Applying New York law, the Court held that the express language of the Agreement established that WSP released “any and all claims, known and unknown, asserted or unasserted” that WSP had or may have had as of the February 28, 2013 execution of the Agreement. Thus, the release barred WSP not only from bringing claims that were in existence on February 28th, but also barred claims that had not yet been discovered.
The Court held that because WSP’s claims for breach of contract, misappropriation of trade secrets, and conversion did not arise until after the Agreement’s execution, those claims were not barred by the release. However, the Court held that WSP’s claims for defamation and an accounting were barred by the release provision, and dismissed the same.
Concerning the breach of contract claim, the Court noted that although Marinello may have accessed the confidential information prior to execution of the Agreement, the Complaint alleged ongoing conduct that specifically violated the Agreement, namely that he retained WSP’s confidential information and shared it with his new employer. Thus, the Court found that the Complaint sufficiently alleged a breach of contract claim.
For the same reasons, the Court found that the Complaint plausibly alleged that Marinello misappropriated trade secrets. The Court noted that WSP’s claim is not premised merely on Marinello’s alleged improper access of company information during his employment at WSP, but also his subsequent ongoing misuse of this information. As such, WSP’s misappropriation claim was not barred by the Agreement’s release provision.
Concerning Plaintiff’s conversion claim based upon Marinello’s failure to return various electronics equipment, the Court noted that “a conversion does not occur until after a demand and refusal to return the property” where the original possession is lawful, and this plaintiff had no conversion claim until June 2013, when defendant allegedly refused plaintiff’s demand. As such, the Court held that WSP’s arose after the execution of the Agreement and was not barred by the release provision.
In dismissing WSP’s defamation claim, the Court held that because the Complaint does not identify any statements that postdate the Agreement’s execution (Feb. 28th), plaintiff’s defamation claim is barred by the release. Notwithstanding the release, the Court held that the majority of WSP’s defamation claim would be dismissed due to the failure to allege actionable statements of defamation.

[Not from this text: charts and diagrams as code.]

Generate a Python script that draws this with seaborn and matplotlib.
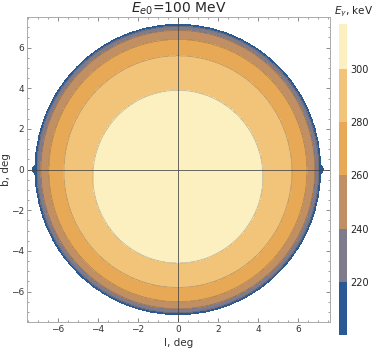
import numpy as np
import matplotlib
matplotlib.use('Agg')
import matplotlib.pyplot as plt
import seaborn as sns

# contour bins (keV) and their colours, lowest first
levels = [200, 220, 240, 260, 280, 300, 317]
bin_colors = ['#295a94', '#7d7b8c', '#c08f63', '#e8a957', '#f2c47a', '#fdf0c0']

# boundaries: energy, radius (deg), centre offset in b (deg)
boundary_E = [220, 240, 260, 280, 300]
boundary_r = [7.05, 6.85, 6.45, 5.7, 4.25]
boundary_b0 = [0.0, 0.0, -0.05, -0.1, -0.35]
outer_r = 7.15
tip_l = 7.3

tick_vals = [-6, -4, -2, 0, 2, 4, 6]
tick_text = ['\u22126', '\u22124', '\u22122', '0', '2', '4', '6']
cbar_ticks = [220, 240, 260, 280, 300]

sns.set_style('ticks')
plt.rcParams['font.family'] = ['DejaVu Sans']

l = np.linspace(-7.6, 7.6, 700)
b = np.linspace(-7.6, 7.6, 700)
L, B = np.meshgrid(l, b)
Z = np.full(L.shape, 210.0)
for E, r, c in zip(boundary_E, boundary_r, boundary_b0):
    Z[L**2 + (B - c)**2 < r**2] = E + 10
inside = L**2 + B**2 < outer_r**2
tip = (np.abs(L) > 7.0) & (np.abs(B) < 0.5 * (tip_l - np.abs(L)) / (tip_l - 7.0))
Z[~(inside | tip)] = np.nan

fig = plt.figure(figsize=(3.74, 3.5), dpi=100)
ax = fig.add_axes([0.072, 0.08, 0.81, 0.871])
cf = ax.contourf(L, B, Z, levels=levels, colors=bin_colors)
ax.contour(L, B, Z, levels=levels[1:-1], colors='#3a3a3a', linewidths=0.5, alpha=0.35)
ax.axhline(0, color='#444444', lw=0.7, alpha=0.8)
ax.axvline(0, color='#444444', lw=0.7, alpha=0.8)

ax.set_xlim(-7.55, 7.6)
ax.set_ylim(-7.5, 7.5)
ax.set_xticks(tick_vals)
ax.set_yticks(tick_vals)
ax.set_xticks(np.arange(-7.5, 7.6, 0.5), minor=True)
ax.set_yticks(np.arange(-7.5, 7.6, 0.5), minor=True)
ax.tick_params(which='both', direction='in', top=True, right=True, color='#777777',
               labelsize=6.5, labelcolor='#333333', pad=2)
ax.tick_params(which='major', length=3, width=0.6)
ax.tick_params(which='minor', length=1.5, width=0.5)
for s in ax.spines.values():
    s.set_color('#aaaaaa')
    s.set_linewidth(0.7)
ax.set_xticklabels(tick_text)
ax.set_yticklabels(tick_text)
ax.set_xlabel('l, deg', fontsize=7.5, color='#333333', labelpad=3)
ax.set_ylabel('b, deg', fontsize=7.5, color='#333333')
ax.yaxis.set_label_coords(-0.052, 0.5)
ax.set_title('$E_{e0}$=100 MeV', fontsize=10, pad=2)

cax = fig.add_axes([0.906, 0.043, 0.022, 0.889])
cb = fig.colorbar(cf, cax=cax, spacing='proportional')
cb.set_ticks(cbar_ticks)
cb.outline.set_visible(False)
cax.tick_params(length=0, labelsize=7, labelcolor='#222222', pad=2)
fig.text(0.945, 0.965, '$E_\\gamma$, keV', fontsize=7.5, ha='center', va='center')

fig.savefig('out.png', dpi=100)
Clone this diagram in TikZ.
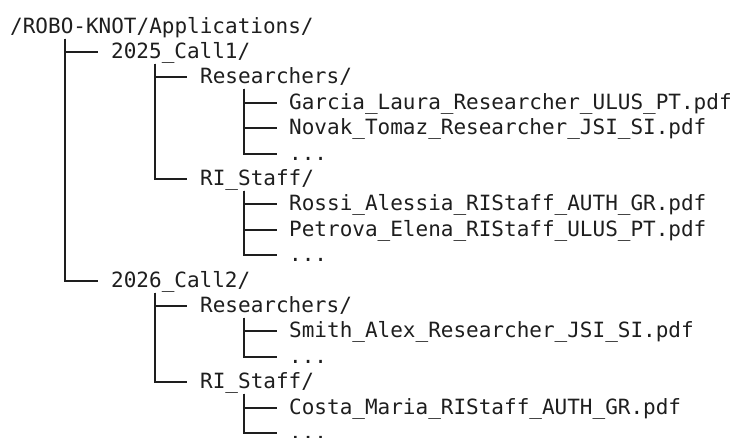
\documentclass[tikz,border=0pt]{standalone}
\usepackage{fontspec}
\newfontfamily\treefont{DejaVu Sans Mono}
\definecolor{ink}{HTML}{1E1E1E}
\begin{document}
\begin{tikzpicture}[x=1pt,y=-1pt,
  ent/.style={anchor=west,inner sep=0pt,text height=13pt,text depth=0pt,
    font=\treefont\fontsize{21}{21}\selectfont,text=ink},
  br/.style={draw=ink,line width=1.6pt}]
\useasboundingbox (0,0) rectangle (736,437);
\clip (0,0) rectangle (736,437);
% entries
\node[ent] (r)   at (10,27)  {/ROBO-KNOT/Applications/};
\node[ent] (c1)  at (111,52) {2025\_Call1/};
\node[ent] (c1r) at (200,77) {Researchers/};
\node[ent] (f1)  at (289,103){Garcia\_Laura\_Researcher\_ULUS\_PT.pdf};
\node[ent] (f2)  at (289,128){Novak\_Tomaz\_Researcher\_JSI\_SI.pdf};
\node[ent] (f3)  at (289,154){...};
\node[ent] (c1s) at (200,179){RI\_Staff/};
\node[ent] (f4)  at (289,204){Rossi\_Alessia\_RIStaff\_AUTH\_GR.pdf};
\node[ent] (f5)  at (289,230){Petrova\_Elena\_RIStaff\_ULUS\_PT.pdf};
\node[ent] (f6)  at (289,255){...};
\node[ent] (c2)  at (111,281){2026\_Call2/};
\node[ent] (c2r) at (200,306){Researchers/};
\node[ent] (f7)  at (289,331){Smith\_Alex\_Researcher\_JSI\_SI.pdf};
\node[ent] (f8)  at (289,357){...};
\node[ent] (c2s) at (200,382){RI\_Staff/};
\node[ent] (f9)  at (289,408){Costa\_Maria\_RIStaff\_AUTH\_GR.pdf};
\node[ent] (f10) at (289,433){...};
% branches
\foreach \c in {c1,c2}
  \draw[br] ([xshift=55pt,yshift=-5pt]r.south west) |- ([xshift=-13pt]\c.west);
\foreach \c in {c1r,c1s}
  \draw[br] ([xshift=44pt,yshift=-5pt]c1.south west) |- ([xshift=-13pt]\c.west);
\foreach \c in {c2r,c2s}
  \draw[br] ([xshift=44pt,yshift=-5pt]c2.south west) |- ([xshift=-13pt]\c.west);
\foreach \c in {f1,f2,f3}
  \draw[br] ([xshift=44pt,yshift=-5pt]c1r.south west) |- ([xshift=-12pt]\c.west);
\foreach \c in {f4,f5,f6}
  \draw[br] ([xshift=44pt,yshift=-5pt]c1s.south west) |- ([xshift=-12pt]\c.west);
\foreach \c in {f7,f8}
  \draw[br] ([xshift=44pt,yshift=-5pt]c2r.south west) |- ([xshift=-12pt]\c.west);
\foreach \c in {f9,f10}
  \draw[br] ([xshift=44pt,yshift=-5pt]c2s.south west) |- ([xshift=-12pt]\c.west);
\end{tikzpicture}
\end{document}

Likewise, the Court dismissed Plaintiff’s claim for an accounting, because the Complaint set forth no allegations that established a fiduciary relationship between WSP and defendant Marinello. Instead, the Court found that the Complaint merely alleged a typical employer-employee relationship. Furthermore, the Court found that the Complaint did not contain allegations that could support a conclusion that WSP lacked adequate remedies at law.
In light of the WSP decision, employers should be wary of including release provisions in an employee separation agreement in favor of the employee, especially such provisions which bar claims that have yet to be discovered by the employer. For employers looking to safeguard confidential information or trade secrets, it is recommended that release provisions by the employer in favor of the employee be omitted.